Records for this task ->

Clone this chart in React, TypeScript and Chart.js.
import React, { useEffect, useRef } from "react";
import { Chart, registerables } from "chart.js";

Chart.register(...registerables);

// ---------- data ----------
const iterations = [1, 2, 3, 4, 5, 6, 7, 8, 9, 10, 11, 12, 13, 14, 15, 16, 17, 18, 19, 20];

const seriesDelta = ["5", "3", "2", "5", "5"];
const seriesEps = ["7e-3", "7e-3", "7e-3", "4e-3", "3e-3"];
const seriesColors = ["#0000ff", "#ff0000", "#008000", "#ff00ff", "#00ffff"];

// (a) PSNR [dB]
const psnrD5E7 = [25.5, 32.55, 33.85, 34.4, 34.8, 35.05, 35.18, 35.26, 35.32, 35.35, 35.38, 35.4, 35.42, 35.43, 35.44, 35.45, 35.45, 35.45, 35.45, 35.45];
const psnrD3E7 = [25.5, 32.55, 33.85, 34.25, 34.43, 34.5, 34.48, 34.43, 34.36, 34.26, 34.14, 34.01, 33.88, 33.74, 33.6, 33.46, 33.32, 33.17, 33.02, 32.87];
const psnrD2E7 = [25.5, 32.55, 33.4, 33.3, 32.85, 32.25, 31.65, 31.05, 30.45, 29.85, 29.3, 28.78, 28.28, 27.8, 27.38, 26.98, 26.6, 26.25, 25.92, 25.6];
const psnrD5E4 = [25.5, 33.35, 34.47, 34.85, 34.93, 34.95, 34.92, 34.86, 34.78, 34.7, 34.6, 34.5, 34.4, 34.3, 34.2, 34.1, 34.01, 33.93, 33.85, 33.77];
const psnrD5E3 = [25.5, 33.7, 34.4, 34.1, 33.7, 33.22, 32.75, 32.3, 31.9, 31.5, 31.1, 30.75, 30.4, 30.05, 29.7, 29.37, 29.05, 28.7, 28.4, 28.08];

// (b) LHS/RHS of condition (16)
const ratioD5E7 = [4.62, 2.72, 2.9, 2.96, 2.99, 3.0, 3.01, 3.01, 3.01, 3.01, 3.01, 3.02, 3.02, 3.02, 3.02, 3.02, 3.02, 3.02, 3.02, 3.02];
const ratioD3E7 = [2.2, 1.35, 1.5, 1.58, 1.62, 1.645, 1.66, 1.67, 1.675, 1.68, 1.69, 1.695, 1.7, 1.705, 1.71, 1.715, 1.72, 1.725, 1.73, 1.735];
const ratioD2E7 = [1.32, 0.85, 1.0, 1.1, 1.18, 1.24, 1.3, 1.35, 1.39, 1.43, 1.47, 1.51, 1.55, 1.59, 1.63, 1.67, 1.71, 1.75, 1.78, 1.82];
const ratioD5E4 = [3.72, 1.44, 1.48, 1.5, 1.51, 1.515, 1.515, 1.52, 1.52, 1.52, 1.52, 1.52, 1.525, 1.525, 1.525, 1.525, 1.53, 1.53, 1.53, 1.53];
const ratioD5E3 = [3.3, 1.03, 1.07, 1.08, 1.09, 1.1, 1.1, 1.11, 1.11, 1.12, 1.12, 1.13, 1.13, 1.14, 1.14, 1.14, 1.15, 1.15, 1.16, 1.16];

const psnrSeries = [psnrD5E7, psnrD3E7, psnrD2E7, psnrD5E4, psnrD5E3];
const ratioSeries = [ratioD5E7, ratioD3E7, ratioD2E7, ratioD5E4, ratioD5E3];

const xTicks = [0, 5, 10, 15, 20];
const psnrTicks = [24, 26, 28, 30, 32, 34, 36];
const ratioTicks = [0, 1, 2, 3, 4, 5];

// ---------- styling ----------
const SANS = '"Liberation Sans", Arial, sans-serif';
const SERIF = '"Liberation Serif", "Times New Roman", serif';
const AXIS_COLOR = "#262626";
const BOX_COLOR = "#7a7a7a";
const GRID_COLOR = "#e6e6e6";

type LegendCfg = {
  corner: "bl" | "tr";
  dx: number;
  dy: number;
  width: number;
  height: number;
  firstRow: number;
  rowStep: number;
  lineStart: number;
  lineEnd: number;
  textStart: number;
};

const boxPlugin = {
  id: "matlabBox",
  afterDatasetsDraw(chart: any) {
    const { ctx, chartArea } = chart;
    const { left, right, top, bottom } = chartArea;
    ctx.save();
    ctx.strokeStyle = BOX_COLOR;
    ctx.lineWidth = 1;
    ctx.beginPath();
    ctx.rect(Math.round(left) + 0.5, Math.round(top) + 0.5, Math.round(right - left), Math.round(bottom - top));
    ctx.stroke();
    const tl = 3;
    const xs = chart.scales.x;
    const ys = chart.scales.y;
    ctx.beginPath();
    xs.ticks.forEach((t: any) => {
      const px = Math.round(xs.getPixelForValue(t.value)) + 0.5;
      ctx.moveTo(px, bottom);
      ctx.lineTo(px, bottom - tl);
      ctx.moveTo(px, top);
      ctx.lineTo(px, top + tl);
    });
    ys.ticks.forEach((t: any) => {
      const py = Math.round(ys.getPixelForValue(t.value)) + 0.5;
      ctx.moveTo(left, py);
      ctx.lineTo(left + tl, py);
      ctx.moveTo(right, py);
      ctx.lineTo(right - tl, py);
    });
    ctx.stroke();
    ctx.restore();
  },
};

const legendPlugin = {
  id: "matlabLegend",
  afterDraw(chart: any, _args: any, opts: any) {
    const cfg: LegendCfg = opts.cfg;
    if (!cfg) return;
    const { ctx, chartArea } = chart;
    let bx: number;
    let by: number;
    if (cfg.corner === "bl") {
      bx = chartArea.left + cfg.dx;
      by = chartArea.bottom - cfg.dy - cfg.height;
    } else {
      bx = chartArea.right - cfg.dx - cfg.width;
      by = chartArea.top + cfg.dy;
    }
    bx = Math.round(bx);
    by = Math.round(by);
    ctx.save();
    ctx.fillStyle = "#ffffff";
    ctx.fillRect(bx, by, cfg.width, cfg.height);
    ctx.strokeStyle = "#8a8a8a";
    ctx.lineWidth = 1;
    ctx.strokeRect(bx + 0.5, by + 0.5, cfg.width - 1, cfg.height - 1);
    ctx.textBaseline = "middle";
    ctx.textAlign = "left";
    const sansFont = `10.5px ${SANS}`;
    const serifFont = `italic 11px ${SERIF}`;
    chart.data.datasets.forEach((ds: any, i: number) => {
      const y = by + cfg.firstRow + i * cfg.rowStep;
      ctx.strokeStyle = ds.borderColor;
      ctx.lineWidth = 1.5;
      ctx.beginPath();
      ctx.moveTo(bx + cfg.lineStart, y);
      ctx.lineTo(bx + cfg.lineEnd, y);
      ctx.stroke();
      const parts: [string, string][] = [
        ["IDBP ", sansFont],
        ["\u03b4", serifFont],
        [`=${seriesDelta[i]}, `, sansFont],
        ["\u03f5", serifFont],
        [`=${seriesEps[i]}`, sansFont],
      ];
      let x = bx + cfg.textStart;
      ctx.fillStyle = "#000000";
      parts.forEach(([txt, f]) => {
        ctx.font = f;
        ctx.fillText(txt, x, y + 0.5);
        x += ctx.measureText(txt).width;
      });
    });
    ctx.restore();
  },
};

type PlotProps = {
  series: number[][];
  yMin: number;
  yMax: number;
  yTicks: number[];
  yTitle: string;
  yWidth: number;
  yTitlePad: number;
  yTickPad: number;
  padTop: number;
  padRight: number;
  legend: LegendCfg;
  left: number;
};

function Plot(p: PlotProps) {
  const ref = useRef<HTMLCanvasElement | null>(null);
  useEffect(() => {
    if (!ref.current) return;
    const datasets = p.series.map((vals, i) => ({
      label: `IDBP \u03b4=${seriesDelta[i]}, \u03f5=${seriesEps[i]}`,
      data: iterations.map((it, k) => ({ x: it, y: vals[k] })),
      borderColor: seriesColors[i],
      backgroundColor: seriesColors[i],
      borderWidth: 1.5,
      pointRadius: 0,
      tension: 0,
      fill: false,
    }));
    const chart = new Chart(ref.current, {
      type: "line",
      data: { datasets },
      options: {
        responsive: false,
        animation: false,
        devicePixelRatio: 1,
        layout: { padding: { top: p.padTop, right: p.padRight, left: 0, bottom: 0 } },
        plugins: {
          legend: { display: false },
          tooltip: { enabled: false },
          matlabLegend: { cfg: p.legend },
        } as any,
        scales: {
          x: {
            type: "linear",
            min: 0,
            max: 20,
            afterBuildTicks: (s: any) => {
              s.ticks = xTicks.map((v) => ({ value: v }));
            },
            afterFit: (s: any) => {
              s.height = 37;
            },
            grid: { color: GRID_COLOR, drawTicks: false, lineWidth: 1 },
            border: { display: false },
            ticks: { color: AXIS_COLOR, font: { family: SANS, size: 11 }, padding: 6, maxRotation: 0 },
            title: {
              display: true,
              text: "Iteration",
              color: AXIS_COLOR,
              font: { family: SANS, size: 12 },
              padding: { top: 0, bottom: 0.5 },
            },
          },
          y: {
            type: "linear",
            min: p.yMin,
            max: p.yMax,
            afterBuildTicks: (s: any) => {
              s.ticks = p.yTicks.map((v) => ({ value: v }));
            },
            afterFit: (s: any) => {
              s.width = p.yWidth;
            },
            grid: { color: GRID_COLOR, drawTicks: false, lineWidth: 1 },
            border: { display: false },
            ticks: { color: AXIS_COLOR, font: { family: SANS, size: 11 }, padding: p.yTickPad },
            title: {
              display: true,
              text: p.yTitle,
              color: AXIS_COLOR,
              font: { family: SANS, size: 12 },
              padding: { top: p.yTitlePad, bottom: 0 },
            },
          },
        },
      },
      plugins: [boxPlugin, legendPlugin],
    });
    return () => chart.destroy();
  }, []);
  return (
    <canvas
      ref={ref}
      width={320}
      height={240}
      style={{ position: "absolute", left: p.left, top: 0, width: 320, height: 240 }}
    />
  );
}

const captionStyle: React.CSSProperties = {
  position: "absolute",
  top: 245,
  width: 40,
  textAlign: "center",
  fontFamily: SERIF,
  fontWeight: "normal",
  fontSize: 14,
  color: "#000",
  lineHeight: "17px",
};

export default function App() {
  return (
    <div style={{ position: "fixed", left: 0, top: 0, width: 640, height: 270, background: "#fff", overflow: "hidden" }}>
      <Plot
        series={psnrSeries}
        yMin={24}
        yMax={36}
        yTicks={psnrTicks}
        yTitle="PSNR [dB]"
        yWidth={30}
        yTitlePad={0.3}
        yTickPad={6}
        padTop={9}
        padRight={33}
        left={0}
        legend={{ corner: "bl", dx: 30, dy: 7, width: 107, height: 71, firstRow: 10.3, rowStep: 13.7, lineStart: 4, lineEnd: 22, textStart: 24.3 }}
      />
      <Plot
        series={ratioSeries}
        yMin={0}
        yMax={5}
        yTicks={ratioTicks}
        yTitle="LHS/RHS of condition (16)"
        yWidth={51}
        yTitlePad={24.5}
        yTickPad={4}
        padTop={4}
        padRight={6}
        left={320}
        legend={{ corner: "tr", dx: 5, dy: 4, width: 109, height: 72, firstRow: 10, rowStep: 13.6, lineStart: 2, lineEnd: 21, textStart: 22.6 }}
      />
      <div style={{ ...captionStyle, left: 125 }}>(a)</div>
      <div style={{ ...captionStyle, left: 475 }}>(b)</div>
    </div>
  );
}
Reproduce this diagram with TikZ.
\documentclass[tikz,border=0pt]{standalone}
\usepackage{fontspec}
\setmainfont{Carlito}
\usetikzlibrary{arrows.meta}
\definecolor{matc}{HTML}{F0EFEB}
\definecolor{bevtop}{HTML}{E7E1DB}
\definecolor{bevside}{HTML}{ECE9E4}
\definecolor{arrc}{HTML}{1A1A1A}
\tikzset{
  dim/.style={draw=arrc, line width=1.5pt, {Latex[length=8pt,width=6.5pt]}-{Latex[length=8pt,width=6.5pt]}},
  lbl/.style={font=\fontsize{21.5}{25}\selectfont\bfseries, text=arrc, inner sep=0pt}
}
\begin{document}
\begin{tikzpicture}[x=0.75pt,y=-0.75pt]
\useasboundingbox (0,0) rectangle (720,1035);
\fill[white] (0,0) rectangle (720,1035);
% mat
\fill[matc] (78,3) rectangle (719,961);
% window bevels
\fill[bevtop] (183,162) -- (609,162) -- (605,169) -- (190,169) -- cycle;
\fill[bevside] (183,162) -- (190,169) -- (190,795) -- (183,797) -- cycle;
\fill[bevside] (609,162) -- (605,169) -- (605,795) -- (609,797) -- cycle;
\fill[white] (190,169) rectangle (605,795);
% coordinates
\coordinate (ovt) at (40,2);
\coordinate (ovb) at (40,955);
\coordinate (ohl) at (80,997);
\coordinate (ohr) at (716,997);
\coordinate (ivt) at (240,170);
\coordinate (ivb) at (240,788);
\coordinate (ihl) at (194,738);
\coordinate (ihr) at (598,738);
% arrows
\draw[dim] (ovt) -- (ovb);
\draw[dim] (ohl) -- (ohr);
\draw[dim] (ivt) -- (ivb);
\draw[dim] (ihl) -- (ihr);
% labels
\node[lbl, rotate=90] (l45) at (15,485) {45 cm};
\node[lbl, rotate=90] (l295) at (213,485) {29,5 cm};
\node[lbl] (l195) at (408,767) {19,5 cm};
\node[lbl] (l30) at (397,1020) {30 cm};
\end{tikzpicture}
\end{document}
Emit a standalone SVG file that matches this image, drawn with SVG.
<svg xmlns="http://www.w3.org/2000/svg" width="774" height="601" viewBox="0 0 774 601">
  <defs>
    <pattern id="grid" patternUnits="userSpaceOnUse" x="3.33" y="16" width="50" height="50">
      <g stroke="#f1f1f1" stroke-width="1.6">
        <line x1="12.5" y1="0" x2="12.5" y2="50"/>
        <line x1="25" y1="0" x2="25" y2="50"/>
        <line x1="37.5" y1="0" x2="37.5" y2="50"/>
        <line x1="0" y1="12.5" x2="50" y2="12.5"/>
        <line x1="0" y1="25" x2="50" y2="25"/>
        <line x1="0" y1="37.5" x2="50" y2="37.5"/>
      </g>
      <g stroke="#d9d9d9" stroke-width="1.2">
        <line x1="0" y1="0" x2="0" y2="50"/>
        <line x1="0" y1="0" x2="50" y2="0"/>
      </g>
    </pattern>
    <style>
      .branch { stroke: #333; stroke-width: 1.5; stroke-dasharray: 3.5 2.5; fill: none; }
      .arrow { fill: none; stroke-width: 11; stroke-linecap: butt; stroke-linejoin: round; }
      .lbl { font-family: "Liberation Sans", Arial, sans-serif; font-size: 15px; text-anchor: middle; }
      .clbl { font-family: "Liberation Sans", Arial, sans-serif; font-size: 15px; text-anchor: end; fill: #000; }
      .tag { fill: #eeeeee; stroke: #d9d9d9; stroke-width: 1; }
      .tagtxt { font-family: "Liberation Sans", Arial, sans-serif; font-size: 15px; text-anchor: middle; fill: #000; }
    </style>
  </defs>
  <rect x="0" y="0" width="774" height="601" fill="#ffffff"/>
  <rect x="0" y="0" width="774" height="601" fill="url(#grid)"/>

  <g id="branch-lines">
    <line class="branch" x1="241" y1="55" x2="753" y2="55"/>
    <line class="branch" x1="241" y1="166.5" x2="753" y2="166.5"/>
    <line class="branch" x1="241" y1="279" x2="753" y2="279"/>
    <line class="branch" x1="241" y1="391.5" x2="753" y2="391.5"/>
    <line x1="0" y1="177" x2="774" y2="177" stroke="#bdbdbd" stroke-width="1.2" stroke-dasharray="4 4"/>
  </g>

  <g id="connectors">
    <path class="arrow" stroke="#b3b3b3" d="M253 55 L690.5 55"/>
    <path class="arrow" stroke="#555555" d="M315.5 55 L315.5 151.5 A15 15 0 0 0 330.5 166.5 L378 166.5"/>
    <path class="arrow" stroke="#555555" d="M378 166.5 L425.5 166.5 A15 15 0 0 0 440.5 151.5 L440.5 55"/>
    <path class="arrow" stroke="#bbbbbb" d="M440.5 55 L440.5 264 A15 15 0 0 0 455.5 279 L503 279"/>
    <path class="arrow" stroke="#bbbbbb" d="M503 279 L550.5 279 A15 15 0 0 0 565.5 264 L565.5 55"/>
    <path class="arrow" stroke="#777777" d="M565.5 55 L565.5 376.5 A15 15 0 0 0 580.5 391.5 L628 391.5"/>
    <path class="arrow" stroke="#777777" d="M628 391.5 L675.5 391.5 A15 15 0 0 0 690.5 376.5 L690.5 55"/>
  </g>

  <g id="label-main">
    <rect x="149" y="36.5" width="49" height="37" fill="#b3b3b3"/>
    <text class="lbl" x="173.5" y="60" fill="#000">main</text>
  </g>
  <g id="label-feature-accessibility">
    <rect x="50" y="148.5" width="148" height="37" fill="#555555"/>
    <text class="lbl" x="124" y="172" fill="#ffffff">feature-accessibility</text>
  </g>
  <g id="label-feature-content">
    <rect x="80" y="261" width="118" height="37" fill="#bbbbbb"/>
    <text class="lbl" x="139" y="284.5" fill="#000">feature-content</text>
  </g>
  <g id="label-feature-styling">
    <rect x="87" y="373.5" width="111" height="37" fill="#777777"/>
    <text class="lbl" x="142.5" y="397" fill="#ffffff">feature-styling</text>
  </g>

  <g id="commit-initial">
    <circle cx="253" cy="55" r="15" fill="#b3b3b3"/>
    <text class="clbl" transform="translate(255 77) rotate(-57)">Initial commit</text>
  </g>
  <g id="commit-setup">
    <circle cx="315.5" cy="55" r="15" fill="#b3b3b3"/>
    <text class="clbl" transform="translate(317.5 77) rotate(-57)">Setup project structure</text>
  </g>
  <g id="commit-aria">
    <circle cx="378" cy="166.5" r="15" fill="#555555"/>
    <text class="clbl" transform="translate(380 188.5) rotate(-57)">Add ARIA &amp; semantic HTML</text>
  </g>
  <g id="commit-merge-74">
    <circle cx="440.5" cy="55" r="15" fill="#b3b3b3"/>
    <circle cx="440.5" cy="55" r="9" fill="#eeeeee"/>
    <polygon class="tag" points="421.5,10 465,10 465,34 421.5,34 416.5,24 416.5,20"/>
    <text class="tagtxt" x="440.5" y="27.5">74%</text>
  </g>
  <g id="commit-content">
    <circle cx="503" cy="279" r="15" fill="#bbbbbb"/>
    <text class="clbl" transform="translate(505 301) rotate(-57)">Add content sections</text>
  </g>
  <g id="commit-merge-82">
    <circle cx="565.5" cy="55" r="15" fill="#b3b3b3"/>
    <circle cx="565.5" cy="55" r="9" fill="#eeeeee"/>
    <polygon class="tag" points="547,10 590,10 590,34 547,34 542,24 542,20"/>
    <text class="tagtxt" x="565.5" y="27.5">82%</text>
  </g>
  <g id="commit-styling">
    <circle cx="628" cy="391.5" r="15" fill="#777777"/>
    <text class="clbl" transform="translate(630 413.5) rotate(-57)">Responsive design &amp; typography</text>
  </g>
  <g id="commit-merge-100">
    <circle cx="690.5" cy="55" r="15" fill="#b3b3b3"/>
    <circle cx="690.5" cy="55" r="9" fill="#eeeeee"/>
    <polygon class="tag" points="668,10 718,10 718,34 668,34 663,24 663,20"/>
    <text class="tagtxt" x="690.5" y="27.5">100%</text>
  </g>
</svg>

What you are asked to do ->
Exactly as they stand, set down the lines from the top of the data through the line with "Chart.register(...registerables);".

Problem solution ->
Clone this chart in React, TypeScript and Chart.js.
import React, { useEffect, useRef } from "react";
import { Chart, registerables } from "chart.js";

Chart.register(...registerables);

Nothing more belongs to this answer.